Like the other teachers of his time, Buddha taught through conversation, lecturers and parables. Since it never occurred to him, any more than Socrates or Christ, to put his doctrine into writing, he summarised it in sutras (threads) designed to prompt the memory. As preserved for us in the remembrance of his followers these discourses unconsciously portray for us the first distinct character of India’s history: a man of strong will, authoritative and proud, but of gentle manner and speech, and of infinite benevolence. He claimed enlightenment but not inspiration; he never pretended that a god was speaking through him. In controversy he was more patient and considerate than any other of the great teachers of mankind . . . Like Lao-tze and Christ he wished to return good for evil, love for hate; and he remained silent under misunderstanding and abuse . . . Unlike most saints, Buddha has a sense of humour, and knew that metaphysics without laughter is immodesty.

Will Durant (1885-1981)

American historian and Pulitzer Prize winner

But Eliot’s attraction to Buddhism was not simply a philosophical one. Nirvana is extinction *(The extinction of greed, hatred and delusion) – the annihilation of desire, the freedom from attachments – and there was, as can be seen from his poetry, an over-riding desire in the young Eliot to be free. The absolutism of Buddhism is quite as relentless as anything he had found in Maurras and, although he was perhaps attracted to it for much the same reasons, the Eastern religion had more romantic affiliations for someone who wished to break free from the familial bonds which otherwise held him.

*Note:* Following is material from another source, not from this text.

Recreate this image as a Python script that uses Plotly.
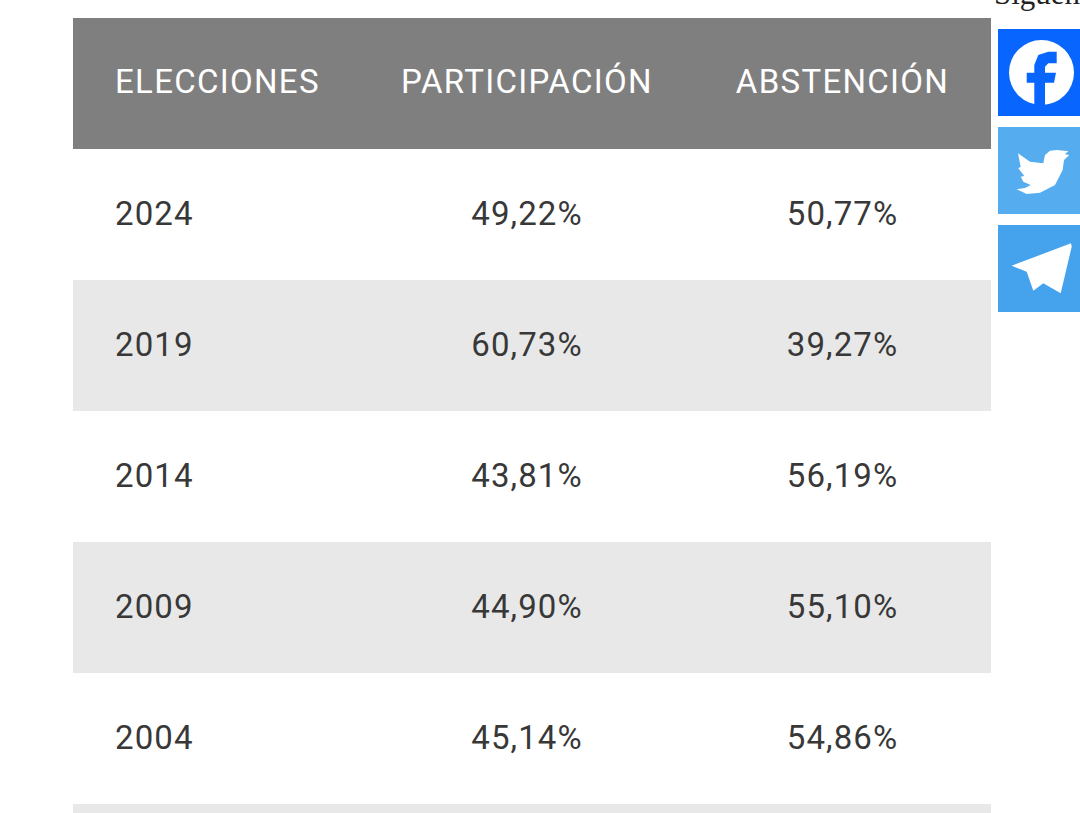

Peter Ackroyd's comments on English poet T. S. Eliot

British Author

Man gave up the illusion of a fatherly God as a parental helper – but he gave up also the true aims of all great humanistic religions: overcoming the limitations of an egotistical self, achieving love, objectivity, and humility and respecting life so that the aim of life is living itself, and man becomes what he potentially is. These were the aims of the great Western religions, as they were the aims of the great Eastern religions. The East, however, was not burdened with the concept of a transcendent father – saviour in which the monotheistic religions expressed their longings. Taoism and Buddhism had a rationality and realism superior to that of Western religions. They could see man realistically and objectively, having nobody but the ‘awakened’ ones to guide him, and being able to be guided because each man has within himself the capacity to awake and be enlightened. This is precisely the reason why Eastern religious thought, Taoism and Buddhism – and their blending in Zen Buddhism* (The Japanese meditation tradition) assume such importance for the West today. Zen Buddhism helps man to find an answer to the question of his existence, an answer which is essentially the same as that given in the Judaeo-Christian tradition, and yet which does not contradict the rationality, realism, and independence which are modern man’s precious achievements. Paradoxically, Eastern religious thought turns out to be more congenial to Western rational thought than does Western religious thought itself.